----- DATA PROVIDED -----

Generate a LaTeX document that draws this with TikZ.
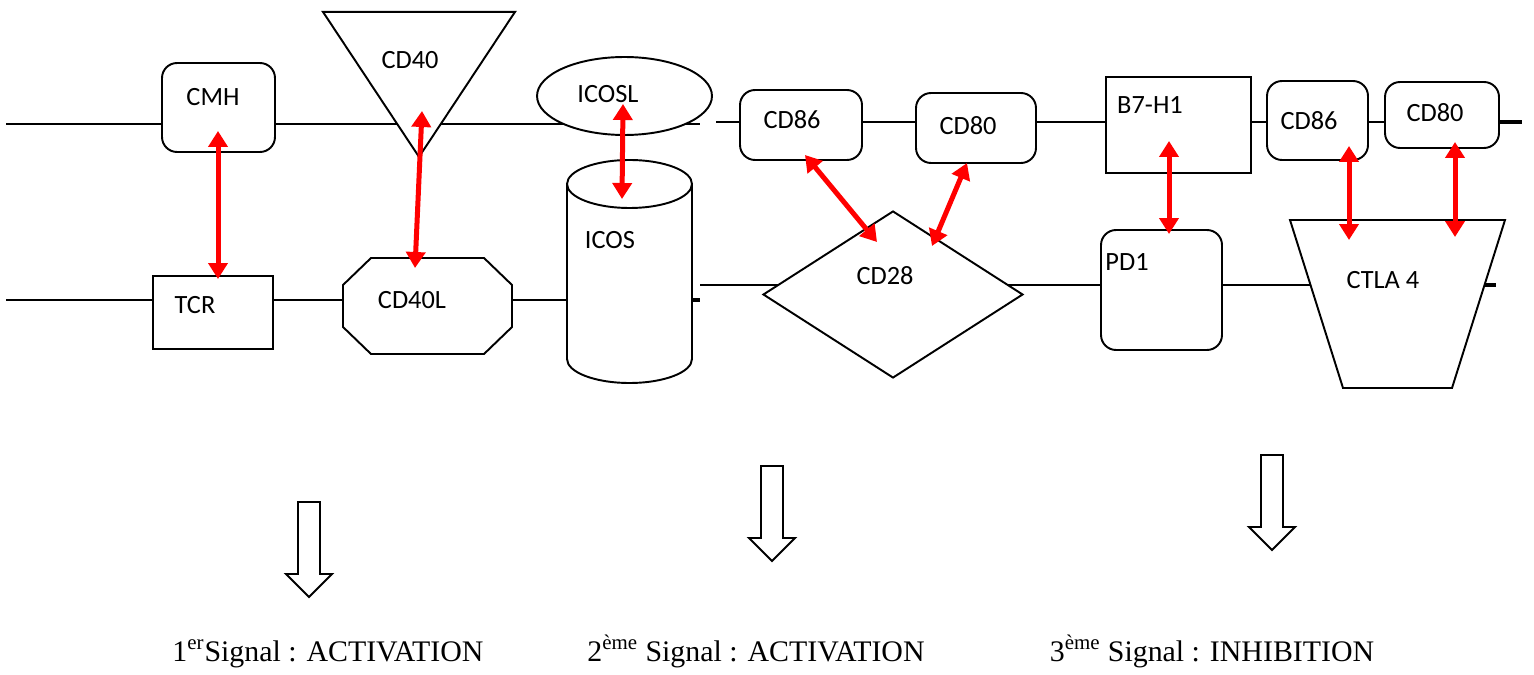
\documentclass[tikz,border=0pt]{standalone}
\usepackage{fontspec}
\setmainfont{Carlito}
\newfontfamily\timesfont{Liberation Serif}
\usetikzlibrary{shapes.geometric,arrows.meta}

\tikzset{
  mol/.style={draw, line width=1.1pt, fill=white, inner sep=0pt},
  rbox/.style={mol, rectangle, rounded corners=0.3cm},
  membrane/.style={line width=1.1pt},
  stub/.style={line width=1.8pt},
  bind/.style={<->, >={Triangle[length=0.32cm,width=0.38cm]}, line width=0.1cm, red},
  lbl/.style={font=\fontsize{15}{18}\selectfont},
  signal/.style={font=\timesfont\fontsize{17}{20}\selectfont, anchor=base},
  hollow/.style={draw, line width=1.1pt}
}

\begin{document}
\begin{tikzpicture}[x=0.02cm, y=-0.02cm]
\useasboundingbox (0,0) rectangle (1534,675);

% membranes
\coordinate (apc-l) at (6,124);
\coordinate (apc-m) at (700,124);
\coordinate (apc-n) at (716,122);
\coordinate (apc-r) at (1499,122);
\coordinate (apc-e) at (1522,122);
\coordinate (lt-l) at (6,300);
\coordinate (lt-m) at (567,300);
\coordinate (lt-s) at (692,300);
\coordinate (lt-n) at (700,300);
\coordinate (lt-o) at (700,285);
\coordinate (lt-r) at (1484,285);
\coordinate (lt-e) at (1496,285);
\draw[membrane] (apc-l) -- (apc-m);
\draw[membrane] (apc-n) -- (apc-r);
\draw[stub] (apc-r) -- (apc-e);
\draw[membrane] (lt-l) -- (lt-m);
\draw[stub] (lt-s) -- (lt-n);
\draw[membrane] (lt-o) -- (lt-r);
\draw[stub] (lt-r) -- (lt-e);

% molecules, top (APC)
\node[rbox, minimum width=2.26cm, minimum height=1.78cm] (cmh) at (218.5,107.5) {};
\node[mol, isosceles triangle, shape border rotate=270, isosceles triangle stretches,
      minimum width=3.84cm, minimum height=2.9cm] (cd40) at (419,63.5) {};
\node[mol, ellipse, minimum width=3.5cm, minimum height=1.56cm] (icosl) at (624.5,96) {};
\node[rbox, minimum width=2.44cm, minimum height=1.4cm] (cd86a) at (801,125) {};
\node[rbox, minimum width=2.4cm, minimum height=1.4cm] (cd80a) at (976,128) {};
\node[mol, rectangle, minimum width=2.9cm, minimum height=1.92cm] (b7h1) at (1178.5,125) {};
\node[rbox, minimum width=2.02cm, minimum height=1.58cm] (cd86b) at (1317.5,120.5) {};
\node[rbox, minimum width=2.28cm, minimum height=1.32cm] (cd80b) at (1442,115) {};

% molecules, bottom (LT)
\node[mol, rectangle, minimum width=2.4cm, minimum height=1.46cm] (tcr) at (213,312.5) {};
% CD40L octagon
\draw[mol] (371,258) -- (484,258) -- (512,285) -- (512,327) -- (484,354)
  -- (371,354) -- (343,327) -- (343,285) -- cycle;
% ICOS cylinder
\draw[mol] (567,184) -- (567,359)
  arc[start angle=180, end angle=360, x radius=1.25cm, y radius=0.48cm]
  -- (692,184)
  arc[start angle=0, end angle=180, x radius=1.25cm, y radius=0.48cm] -- cycle;
\draw[line width=1.1pt] (567,184)
  arc[start angle=180, end angle=360, x radius=1.25cm, y radius=0.48cm];
\node[mol, diamond, minimum width=5.2cm, minimum height=3.34cm] (cd28) at (893,294.5) {};
\node[rbox, minimum width=2.42cm, minimum height=2.4cm] (pd1) at (1161.5,290) {};
% CTLA 4 trapezium
\draw[mol] (1290,220) -- (1505,220) -- (1452,388) -- (1343,388) -- cycle;

% names
\node[lbl] (cmh-t) at (213,97) {CMH};
\node[lbl] (cd40-t) at (410,60) {CD40};
\node[lbl] (icosl-t) at (608,94) {ICOSL};
\node[lbl] (cd86a-t) at (792,120) {CD86};
\node[lbl] (cd80a-t) at (968,126) {CD80};
\node[lbl] (b7h1-t) at (1150,105) {B7-H1};
\node[lbl] (cd86b-t) at (1309,121) {CD86};
\node[lbl] (cd80b-t) at (1435,113) {CD80};
\node[lbl] (tcr-t) at (195,305) {TCR};
\node[lbl] (cd40l-t) at (412,300) {CD40L};
\node[lbl] (icos-t) at (610,240) {ICOS};
\node[lbl] (cd28-t) at (885,276) {CD28};
\node[lbl] (pd1-t) at (1127,262) {PD1};
\node[lbl] (ctla4-t) at (1383,280) {CTLA 4};

% binding arrows
\coordinate (b1a) at (218,131);  \coordinate (b1b) at (218,279);
\coordinate (b2a) at (422,111);  \coordinate (b2b) at (415,268);
\coordinate (b3a) at (623,104);  \coordinate (b3b) at (622,199);
\coordinate (b4a) at (805,155);  \coordinate (b4b) at (877,242);
\coordinate (b5a) at (967,163);  \coordinate (b5b) at (932,246);
\coordinate (b6a) at (1169,141); \coordinate (b6b) at (1169,234);
\coordinate (b7a) at (1349,146); \coordinate (b7b) at (1349,240);
\coordinate (b8a) at (1455,142); \coordinate (b8b) at (1455,237);
\foreach \i in {1,...,8}
  \draw[bind] (b\i a) -- (b\i b);

% signals
\foreach \x/\t in {309/502, 772/466, 1272/455}
  \draw[hollow] (\x-11,\t) -- (\x+11,\t) -- (\x+11,\t+72) -- (\x+23,\t+72)
    -- (\x,\t+95) -- (\x-23,\t+72) -- (\x-11,\t+72) -- cycle;
\node[signal] (sig1) at (328,661) {1\textsuperscript{er}Signal : ACTIVATION};
\node[signal] (sig2) at (756,661) {2\textsuperscript{ème} Signal : ACTIVATION};
\node[signal] (sig3) at (1212,661) {3\textsuperscript{ème} Signal : INHIBITION};
\end{tikzpicture}
\end{document}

-----

◆ SET TASK
Reproduce the listing word for word and omit its pictures.

◆ PROBLEM SOLUTION
Generate a LaTeX document that draws this with TikZ.
\documentclass[tikz,border=0pt]{standalone}
\usepackage{fontspec}
\setmainfont{Carlito}
\newfontfamily\timesfont{Liberation Serif}
\usetikzlibrary{shapes.geometric,arrows.meta}

\tikzset{
  mol/.style={draw, line width=1.1pt, fill=white, inner sep=0pt},
  rbox/.style={mol, rectangle, rounded corners=0.3cm},
  membrane/.style={line width=1.1pt},
  stub/.style={line width=1.8pt},
  bind/.style={<->, >={Triangle[length=0.32cm,width=0.38cm]}, line width=0.1cm, red},
  lbl/.style={font=\fontsize{15}{18}\selectfont},
  signal/.style={font=\timesfont\fontsize{17}{20}\selectfont, anchor=base},
  hollow/.style={draw, line width=1.1pt}
}

\begin{document}
\begin{tikzpicture}[x=0.02cm, y=-0.02cm]
\useasboundingbox (0,0) rectangle (1534,675);

% membranes
\coordinate (apc-l) at (6,124);
\coordinate (apc-m) at (700,124);
\coordinate (apc-n) at (716,122);
\coordinate (apc-r) at (1499,122);
\coordinate (apc-e) at (1522,122);
\coordinate (lt-l) at (6,300);
\coordinate (lt-m) at (567,300);
\coordinate (lt-s) at (692,300);
\coordinate (lt-n) at (700,300);
\coordinate (lt-o) at (700,285);
\coordinate (lt-r) at (1484,285);
\coordinate (lt-e) at (1496,285);
\draw[membrane] (apc-l) -- (apc-m);
\draw[membrane] (apc-n) -- (apc-r);
\draw[stub] (apc-r) -- (apc-e);
\draw[membrane] (lt-l) -- (lt-m);
\draw[stub] (lt-s) -- (lt-n);
\draw[membrane] (lt-o) -- (lt-r);
\draw[stub] (lt-r) -- (lt-e);

% molecules, top (APC)
\node[rbox, minimum width=2.26cm, minimum height=1.78cm] (cmh) at (218.5,107.5) {};
\node[mol, isosceles triangle, shape border rotate=270, isosceles triangle stretches,
      minimum width=3.84cm, minimum height=2.9cm] (cd40) at (419,63.5) {};
\node[mol, ellipse, minimum width=3.5cm, minimum height=1.56cm] (icosl) at (624.5,96) {};
\node[rbox, minimum width=2.44cm, minimum height=1.4cm] (cd86a) at (801,125) {};
\node[rbox, minimum width=2.4cm, minimum height=1.4cm] (cd80a) at (976,128) {};
\node[mol, rectangle, minimum width=2.9cm, minimum height=1.92cm] (b7h1) at (1178.5,125) {};
\node[rbox, minimum width=2.02cm, minimum height=1.58cm] (cd86b) at (1317.5,120.5) {};
\node[rbox, minimum width=2.28cm, minimum height=1.32cm] (cd80b) at (1442,115) {};

% molecules, bottom (LT)
\node[mol, rectangle, minimum width=2.4cm, minimum height=1.46cm] (tcr) at (213,312.5) {};
% CD40L octagon
\draw[mol] (371,258) -- (484,258) -- (512,285) -- (512,327) -- (484,354)
  -- (371,354) -- (343,327) -- (343,285) -- cycle;
% ICOS cylinder
\draw[mol] (567,184) -- (567,359)
  arc[start angle=180, end angle=360, x radius=1.25cm, y radius=0.48cm]
  -- (692,184)
  arc[start angle=0, end angle=180, x radius=1.25cm, y radius=0.48cm] -- cycle;
\draw[line width=1.1pt] (567,184)
  arc[start angle=180, end angle=360, x radius=1.25cm, y radius=0.48cm];
\node[mol, diamond, minimum width=5.2cm, minimum height=3.34cm] (cd28) at (893,294.5) {};
\node[rbox, minimum width=2.42cm, minimum height=2.4cm] (pd1) at (1161.5,290) {};
% CTLA 4 trapezium
\draw[mol] (1290,220) -- (1505,220) -- (1452,388) -- (1343,388) -- cycle;

% names
\node[lbl] (cmh-t) at (213,97) {CMH};
\node[lbl] (cd40-t) at (410,60) {CD40};
\node[lbl] (icosl-t) at (608,94) {ICOSL};
\node[lbl] (cd86a-t) at (792,120) {CD86};
\node[lbl] (cd80a-t) at (968,126) {CD80};
\node[lbl] (b7h1-t) at (1150,105) {B7-H1};
\node[lbl] (cd86b-t) at (1309,121) {CD86};
\node[lbl] (cd80b-t) at (1435,113) {CD80};
\node[lbl] (tcr-t) at (195,305) {TCR};
\node[lbl] (cd40l-t) at (412,300) {CD40L};
\node[lbl] (icos-t) at (610,240) {ICOS};
\node[lbl] (cd28-t) at (885,276) {CD28};
\node[lbl] (pd1-t) at (1127,262) {PD1};
\node[lbl] (ctla4-t) at (1383,280) {CTLA 4};

% binding arrows
\coordinate (b1a) at (218,131);  \coordinate (b1b) at (218,279);
\coordinate (b2a) at (422,111);  \coordinate (b2b) at (415,268);
\coordinate (b3a) at (623,104);  \coordinate (b3b) at (622,199);
\coordinate (b4a) at (805,155);  \coordinate (b4b) at (877,242);
\coordinate (b5a) at (967,163);  \coordinate (b5b) at (932,246);
\coordinate (b6a) at (1169,141); \coordinate (b6b) at (1169,234);
\coordinate (b7a) at (1349,146); \coordinate (b7b) at (1349,240);
\coordinate (b8a) at (1455,142); \coordinate (b8b) at (1455,237);
\foreach \i in {1,...,8}
  \draw[bind] (b\i a) -- (b\i b);

% signals
\foreach \x/\t in {309/502, 772/466, 1272/455}
  \draw[hollow] (\x-11,\t) -- (\x+11,\t) -- (\x+11,\t+72) -- (\x+23,\t+72)
    -- (\x,\t+95) -- (\x-23,\t+72) -- (\x-11,\t+72) -- cycle;
\node[signal] (sig1) at (328,661) {1\textsuperscript{er}Signal : ACTIVATION};
\node[signal] (sig2) at (756,661) {2\textsuperscript{ème} Signal : ACTIVATION};
\node[signal] (sig3) at (1212,661) {3\textsuperscript{ème} Signal : INHIBITION};
\end{tikzpicture}
\end{document}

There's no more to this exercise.